## Short problem
For each line below that includes the word "Output", make a copy.

## Dataset content
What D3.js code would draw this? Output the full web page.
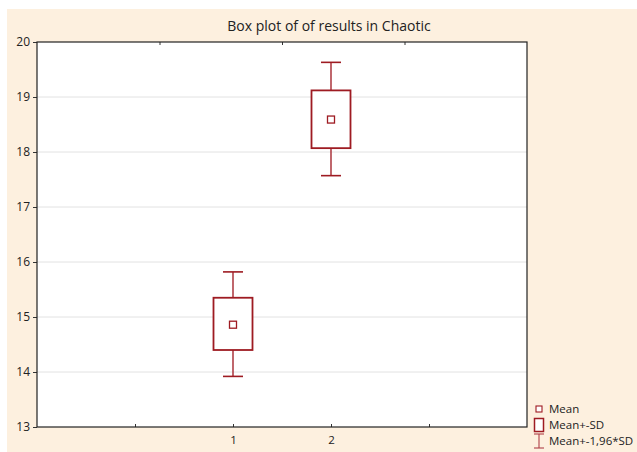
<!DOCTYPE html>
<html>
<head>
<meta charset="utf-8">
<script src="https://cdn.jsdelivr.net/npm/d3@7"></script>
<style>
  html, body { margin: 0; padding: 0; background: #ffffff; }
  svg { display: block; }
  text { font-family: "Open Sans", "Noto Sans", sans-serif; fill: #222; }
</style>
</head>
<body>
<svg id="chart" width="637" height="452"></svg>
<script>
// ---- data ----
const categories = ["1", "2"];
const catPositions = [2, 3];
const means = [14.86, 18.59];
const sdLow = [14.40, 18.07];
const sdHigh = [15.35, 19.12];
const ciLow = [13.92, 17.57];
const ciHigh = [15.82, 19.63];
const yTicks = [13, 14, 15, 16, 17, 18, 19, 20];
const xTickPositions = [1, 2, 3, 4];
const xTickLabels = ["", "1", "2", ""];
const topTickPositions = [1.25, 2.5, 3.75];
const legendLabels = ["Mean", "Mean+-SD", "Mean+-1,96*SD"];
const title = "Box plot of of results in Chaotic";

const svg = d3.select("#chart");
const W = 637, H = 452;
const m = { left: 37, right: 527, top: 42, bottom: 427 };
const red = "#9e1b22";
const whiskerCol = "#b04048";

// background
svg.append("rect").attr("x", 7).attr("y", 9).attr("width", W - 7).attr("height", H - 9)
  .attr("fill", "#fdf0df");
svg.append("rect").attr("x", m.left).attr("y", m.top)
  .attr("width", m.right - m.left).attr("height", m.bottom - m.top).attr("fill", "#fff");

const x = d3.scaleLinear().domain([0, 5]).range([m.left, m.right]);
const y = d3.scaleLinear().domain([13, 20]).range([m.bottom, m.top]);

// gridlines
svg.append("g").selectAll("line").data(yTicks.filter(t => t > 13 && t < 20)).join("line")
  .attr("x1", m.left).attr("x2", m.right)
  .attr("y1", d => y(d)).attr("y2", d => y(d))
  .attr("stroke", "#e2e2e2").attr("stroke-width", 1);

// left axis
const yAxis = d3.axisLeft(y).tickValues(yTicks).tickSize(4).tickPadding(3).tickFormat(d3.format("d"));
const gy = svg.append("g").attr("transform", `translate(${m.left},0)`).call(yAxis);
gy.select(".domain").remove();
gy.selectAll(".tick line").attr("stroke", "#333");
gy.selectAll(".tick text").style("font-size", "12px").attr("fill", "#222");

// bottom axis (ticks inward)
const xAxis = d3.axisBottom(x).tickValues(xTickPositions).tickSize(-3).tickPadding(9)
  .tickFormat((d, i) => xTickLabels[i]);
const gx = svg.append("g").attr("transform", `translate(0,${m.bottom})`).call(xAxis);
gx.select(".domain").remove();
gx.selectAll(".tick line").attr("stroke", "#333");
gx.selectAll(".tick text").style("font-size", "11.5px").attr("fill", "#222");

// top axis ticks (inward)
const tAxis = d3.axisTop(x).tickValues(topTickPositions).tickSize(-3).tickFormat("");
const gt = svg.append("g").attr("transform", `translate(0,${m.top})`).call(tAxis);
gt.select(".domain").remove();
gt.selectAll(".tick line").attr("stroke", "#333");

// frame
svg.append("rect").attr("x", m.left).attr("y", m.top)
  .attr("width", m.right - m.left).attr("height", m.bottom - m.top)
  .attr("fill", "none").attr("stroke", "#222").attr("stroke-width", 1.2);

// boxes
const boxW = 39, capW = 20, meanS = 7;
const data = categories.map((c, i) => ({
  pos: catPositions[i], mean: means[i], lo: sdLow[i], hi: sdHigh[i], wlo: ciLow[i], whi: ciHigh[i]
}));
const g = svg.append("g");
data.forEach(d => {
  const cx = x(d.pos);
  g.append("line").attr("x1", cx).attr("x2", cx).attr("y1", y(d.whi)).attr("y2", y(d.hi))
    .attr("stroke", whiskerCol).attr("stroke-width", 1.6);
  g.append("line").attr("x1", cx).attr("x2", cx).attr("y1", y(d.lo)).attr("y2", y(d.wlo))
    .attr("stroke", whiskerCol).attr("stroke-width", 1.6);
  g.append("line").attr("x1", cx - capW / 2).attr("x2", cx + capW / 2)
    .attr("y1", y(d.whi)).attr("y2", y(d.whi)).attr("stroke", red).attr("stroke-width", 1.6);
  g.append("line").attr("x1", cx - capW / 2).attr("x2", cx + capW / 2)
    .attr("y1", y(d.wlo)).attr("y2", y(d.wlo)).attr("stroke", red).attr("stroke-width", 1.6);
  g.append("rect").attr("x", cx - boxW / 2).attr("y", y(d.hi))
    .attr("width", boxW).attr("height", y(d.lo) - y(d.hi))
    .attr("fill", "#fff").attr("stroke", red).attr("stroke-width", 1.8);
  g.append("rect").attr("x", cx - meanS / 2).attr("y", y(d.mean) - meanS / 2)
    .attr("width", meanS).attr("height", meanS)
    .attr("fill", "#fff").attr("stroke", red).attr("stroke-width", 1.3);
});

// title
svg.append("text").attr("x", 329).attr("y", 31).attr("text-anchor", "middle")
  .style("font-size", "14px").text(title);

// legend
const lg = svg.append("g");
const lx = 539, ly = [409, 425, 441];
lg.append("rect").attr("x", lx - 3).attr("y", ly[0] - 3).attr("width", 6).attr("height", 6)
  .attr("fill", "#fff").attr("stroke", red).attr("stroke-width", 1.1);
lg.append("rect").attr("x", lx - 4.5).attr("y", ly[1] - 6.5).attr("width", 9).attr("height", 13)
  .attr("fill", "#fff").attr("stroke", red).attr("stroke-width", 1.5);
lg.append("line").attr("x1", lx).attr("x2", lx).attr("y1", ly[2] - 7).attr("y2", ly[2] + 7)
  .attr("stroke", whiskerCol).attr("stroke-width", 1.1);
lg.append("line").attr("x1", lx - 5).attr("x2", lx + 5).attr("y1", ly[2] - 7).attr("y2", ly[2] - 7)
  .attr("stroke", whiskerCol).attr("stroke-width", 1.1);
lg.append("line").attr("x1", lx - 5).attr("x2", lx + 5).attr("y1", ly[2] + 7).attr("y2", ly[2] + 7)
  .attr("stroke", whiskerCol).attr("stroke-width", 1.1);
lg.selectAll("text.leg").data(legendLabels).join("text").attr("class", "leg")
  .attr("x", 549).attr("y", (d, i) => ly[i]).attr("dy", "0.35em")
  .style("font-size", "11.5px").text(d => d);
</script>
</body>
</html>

--

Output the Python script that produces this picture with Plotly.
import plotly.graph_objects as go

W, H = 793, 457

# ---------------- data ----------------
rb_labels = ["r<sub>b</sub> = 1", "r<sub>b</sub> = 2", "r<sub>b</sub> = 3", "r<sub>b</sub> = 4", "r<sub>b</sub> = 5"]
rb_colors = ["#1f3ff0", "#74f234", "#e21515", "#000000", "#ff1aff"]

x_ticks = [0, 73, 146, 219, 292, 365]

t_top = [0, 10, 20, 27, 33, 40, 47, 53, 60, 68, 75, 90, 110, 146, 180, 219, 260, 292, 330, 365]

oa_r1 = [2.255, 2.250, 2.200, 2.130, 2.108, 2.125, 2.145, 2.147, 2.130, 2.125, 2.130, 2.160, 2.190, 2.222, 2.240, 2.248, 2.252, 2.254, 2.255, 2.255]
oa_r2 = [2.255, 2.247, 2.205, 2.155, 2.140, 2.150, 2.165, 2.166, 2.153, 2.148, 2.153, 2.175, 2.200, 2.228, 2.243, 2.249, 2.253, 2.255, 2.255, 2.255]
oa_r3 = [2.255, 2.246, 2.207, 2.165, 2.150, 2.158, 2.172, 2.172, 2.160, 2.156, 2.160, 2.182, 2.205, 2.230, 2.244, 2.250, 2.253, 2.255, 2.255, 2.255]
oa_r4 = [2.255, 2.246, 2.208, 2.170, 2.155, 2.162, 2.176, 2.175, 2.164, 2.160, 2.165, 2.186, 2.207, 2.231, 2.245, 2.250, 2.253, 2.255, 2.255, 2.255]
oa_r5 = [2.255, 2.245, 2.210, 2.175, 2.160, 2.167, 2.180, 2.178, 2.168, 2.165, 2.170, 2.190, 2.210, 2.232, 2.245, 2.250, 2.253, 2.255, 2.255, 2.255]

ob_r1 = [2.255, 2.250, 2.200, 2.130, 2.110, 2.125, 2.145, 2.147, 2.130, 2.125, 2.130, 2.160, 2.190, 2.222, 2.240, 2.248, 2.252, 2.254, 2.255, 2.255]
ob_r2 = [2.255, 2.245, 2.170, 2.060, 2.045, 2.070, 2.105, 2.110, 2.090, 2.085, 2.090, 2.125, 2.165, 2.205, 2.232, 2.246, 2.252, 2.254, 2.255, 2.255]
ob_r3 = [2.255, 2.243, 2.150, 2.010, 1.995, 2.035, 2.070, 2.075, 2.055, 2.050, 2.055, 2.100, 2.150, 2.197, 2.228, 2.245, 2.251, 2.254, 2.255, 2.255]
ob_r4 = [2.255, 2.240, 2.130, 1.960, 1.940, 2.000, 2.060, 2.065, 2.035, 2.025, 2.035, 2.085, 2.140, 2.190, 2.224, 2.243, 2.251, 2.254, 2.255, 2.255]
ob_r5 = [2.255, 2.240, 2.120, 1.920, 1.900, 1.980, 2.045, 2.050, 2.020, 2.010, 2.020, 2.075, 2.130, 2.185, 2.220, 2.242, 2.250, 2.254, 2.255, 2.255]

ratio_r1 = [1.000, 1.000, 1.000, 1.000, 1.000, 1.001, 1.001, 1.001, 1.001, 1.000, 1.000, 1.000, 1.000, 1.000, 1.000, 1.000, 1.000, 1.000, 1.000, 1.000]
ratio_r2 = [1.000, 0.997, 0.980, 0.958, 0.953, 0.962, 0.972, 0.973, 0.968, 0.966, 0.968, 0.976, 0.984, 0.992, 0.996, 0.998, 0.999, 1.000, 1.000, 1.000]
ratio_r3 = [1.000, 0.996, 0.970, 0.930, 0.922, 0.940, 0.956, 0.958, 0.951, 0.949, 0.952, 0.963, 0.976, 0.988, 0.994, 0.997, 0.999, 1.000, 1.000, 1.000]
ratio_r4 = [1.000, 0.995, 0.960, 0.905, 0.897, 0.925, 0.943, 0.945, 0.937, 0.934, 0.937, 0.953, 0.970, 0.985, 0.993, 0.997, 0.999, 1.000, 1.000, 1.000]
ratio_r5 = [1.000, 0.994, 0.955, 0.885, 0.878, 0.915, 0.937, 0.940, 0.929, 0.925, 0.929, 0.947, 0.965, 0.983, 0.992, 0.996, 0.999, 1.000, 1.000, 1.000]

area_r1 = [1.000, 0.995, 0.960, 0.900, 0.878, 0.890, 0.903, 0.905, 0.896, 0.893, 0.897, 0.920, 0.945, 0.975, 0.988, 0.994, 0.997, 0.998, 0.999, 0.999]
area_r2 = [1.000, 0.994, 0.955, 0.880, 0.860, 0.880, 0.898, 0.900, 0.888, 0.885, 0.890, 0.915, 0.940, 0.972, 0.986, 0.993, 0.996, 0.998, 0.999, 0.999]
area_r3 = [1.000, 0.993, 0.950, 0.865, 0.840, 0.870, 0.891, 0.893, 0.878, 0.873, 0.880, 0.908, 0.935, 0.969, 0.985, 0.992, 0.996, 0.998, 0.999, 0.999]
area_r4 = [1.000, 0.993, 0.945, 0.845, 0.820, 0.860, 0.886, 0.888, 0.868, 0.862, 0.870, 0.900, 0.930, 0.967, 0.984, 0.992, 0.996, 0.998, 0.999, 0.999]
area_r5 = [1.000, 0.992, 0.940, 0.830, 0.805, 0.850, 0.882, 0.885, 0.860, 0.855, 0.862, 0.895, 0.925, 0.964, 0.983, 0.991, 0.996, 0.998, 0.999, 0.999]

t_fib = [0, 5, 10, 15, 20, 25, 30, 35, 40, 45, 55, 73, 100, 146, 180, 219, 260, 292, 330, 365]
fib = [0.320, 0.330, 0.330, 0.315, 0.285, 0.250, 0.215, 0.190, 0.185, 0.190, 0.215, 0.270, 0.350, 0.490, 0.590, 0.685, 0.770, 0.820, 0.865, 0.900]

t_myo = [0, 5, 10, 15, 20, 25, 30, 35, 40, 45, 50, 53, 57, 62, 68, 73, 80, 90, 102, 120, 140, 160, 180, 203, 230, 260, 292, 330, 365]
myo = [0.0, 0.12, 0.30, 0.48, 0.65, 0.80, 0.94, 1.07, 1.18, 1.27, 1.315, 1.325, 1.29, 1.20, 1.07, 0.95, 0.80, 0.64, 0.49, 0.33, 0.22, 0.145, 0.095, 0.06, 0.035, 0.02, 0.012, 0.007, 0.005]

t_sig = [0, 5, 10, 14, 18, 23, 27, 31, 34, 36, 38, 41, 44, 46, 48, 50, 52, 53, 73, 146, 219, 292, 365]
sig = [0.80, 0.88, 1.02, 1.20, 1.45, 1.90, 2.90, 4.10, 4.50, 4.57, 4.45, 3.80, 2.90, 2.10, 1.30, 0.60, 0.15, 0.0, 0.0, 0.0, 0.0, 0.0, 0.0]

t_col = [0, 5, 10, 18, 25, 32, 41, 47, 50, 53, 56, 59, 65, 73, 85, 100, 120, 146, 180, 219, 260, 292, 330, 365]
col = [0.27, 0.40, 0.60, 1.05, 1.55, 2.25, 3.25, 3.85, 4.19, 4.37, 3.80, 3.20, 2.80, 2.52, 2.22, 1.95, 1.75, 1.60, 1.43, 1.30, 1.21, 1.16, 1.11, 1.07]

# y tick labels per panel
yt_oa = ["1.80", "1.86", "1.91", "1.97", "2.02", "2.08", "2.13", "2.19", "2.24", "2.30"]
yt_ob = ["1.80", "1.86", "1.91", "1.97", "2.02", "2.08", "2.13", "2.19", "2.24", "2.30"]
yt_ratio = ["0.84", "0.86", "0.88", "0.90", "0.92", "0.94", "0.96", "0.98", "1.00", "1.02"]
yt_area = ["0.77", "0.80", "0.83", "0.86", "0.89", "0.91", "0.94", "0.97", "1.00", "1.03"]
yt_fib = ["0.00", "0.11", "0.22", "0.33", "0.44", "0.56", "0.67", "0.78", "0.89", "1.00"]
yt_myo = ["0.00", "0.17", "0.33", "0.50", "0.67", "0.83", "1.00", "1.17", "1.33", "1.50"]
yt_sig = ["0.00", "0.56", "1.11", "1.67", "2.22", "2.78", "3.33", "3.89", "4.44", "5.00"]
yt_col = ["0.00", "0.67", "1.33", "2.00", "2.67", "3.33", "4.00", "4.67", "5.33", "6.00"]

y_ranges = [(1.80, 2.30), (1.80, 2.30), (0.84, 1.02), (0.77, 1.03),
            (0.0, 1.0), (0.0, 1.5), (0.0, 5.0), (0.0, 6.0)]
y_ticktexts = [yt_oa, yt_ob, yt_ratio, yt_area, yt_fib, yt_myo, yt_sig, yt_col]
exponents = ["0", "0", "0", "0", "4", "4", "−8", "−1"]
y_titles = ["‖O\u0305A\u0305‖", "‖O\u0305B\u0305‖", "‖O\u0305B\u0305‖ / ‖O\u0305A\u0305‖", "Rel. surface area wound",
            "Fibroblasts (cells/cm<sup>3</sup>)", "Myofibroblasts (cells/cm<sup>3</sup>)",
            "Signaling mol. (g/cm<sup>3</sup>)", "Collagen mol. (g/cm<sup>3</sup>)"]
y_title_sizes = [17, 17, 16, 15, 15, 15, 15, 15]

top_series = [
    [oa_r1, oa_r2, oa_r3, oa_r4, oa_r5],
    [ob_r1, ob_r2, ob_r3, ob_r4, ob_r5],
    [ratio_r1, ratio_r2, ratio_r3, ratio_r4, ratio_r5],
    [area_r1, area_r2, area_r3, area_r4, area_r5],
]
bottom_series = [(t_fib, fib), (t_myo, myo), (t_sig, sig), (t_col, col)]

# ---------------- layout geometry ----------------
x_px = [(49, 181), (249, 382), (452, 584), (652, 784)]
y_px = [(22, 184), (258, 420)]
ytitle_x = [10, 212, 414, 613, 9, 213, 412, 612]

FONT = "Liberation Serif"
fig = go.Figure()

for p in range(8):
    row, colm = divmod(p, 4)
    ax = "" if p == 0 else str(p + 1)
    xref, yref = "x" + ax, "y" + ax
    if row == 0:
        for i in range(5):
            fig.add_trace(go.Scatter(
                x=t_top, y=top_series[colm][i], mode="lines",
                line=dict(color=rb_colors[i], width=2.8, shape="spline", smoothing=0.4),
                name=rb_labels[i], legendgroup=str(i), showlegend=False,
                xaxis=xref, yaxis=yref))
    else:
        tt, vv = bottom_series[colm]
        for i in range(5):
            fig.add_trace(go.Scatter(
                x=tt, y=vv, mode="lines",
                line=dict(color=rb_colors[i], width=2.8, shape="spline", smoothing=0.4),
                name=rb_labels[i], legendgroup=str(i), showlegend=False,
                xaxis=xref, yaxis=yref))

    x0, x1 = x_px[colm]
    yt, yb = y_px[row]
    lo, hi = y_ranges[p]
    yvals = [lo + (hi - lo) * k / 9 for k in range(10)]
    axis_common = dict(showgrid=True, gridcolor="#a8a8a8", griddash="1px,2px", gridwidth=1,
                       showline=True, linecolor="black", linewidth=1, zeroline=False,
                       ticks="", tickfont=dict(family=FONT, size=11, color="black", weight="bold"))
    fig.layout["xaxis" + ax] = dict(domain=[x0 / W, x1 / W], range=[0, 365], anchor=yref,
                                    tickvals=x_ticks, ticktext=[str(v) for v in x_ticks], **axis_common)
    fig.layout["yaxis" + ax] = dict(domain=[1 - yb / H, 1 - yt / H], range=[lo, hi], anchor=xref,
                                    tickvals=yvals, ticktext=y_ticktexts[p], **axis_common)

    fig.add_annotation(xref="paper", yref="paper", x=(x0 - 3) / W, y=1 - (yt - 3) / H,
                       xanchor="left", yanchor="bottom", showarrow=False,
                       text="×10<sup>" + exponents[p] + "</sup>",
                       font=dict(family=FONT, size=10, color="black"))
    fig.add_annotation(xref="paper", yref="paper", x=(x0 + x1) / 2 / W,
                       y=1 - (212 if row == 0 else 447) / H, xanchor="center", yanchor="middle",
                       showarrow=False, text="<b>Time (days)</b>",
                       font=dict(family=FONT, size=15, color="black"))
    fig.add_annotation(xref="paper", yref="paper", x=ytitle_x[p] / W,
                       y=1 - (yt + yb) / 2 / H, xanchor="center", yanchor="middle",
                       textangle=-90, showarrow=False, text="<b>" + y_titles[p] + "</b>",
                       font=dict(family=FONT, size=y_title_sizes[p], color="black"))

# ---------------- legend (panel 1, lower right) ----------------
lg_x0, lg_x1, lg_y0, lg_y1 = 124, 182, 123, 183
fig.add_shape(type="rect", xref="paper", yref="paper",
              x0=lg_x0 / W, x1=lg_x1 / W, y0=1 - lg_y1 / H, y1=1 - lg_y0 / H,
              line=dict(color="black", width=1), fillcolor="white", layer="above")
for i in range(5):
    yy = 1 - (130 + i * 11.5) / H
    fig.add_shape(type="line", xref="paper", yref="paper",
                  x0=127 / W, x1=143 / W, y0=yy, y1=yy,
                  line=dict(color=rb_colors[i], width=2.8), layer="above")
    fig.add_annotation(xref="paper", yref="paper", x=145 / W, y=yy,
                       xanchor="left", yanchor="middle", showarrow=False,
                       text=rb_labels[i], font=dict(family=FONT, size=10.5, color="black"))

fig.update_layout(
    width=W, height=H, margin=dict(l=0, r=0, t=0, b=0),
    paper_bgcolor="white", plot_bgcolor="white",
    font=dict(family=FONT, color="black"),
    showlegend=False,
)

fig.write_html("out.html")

...

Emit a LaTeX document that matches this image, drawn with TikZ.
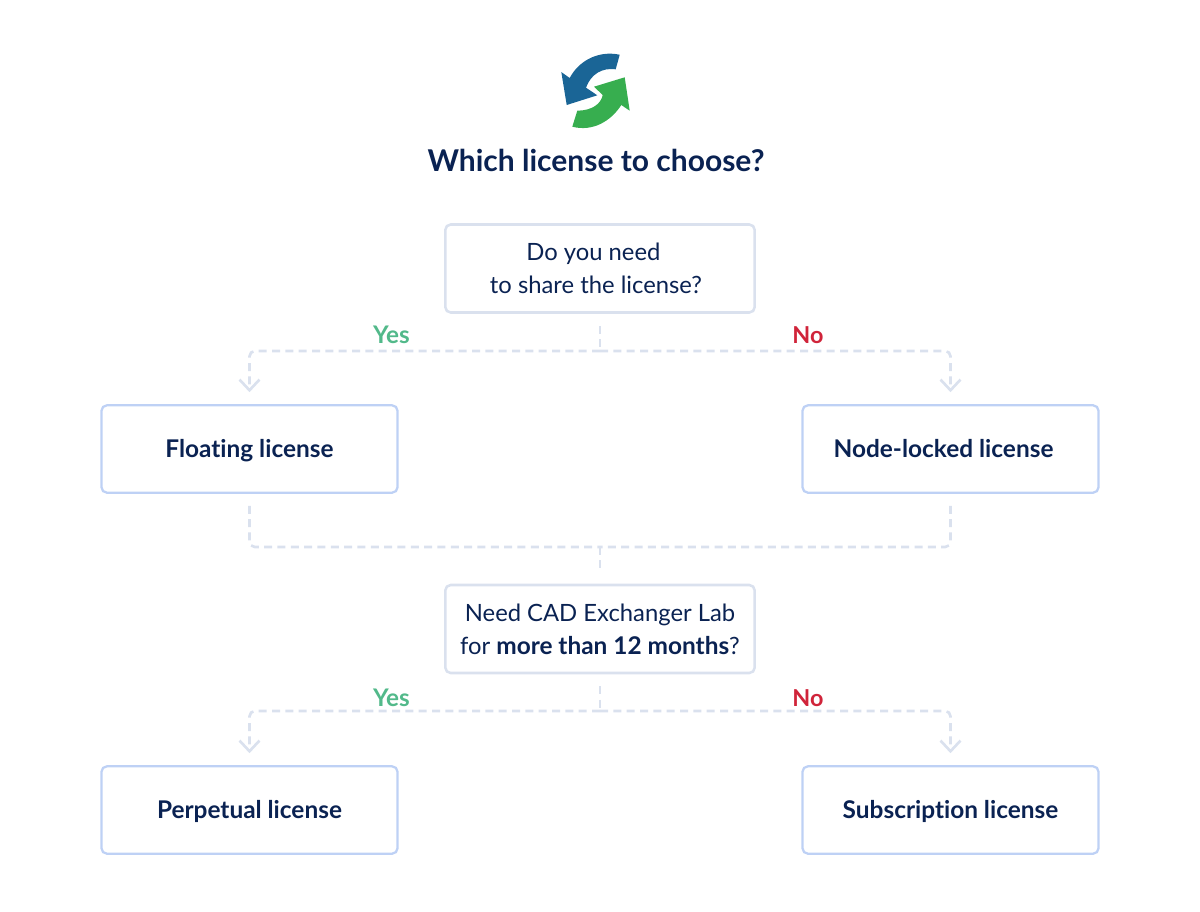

## Written response
What D3.js code would draw this? Output the full web page.
Output the Python script that produces this picture with Plotly.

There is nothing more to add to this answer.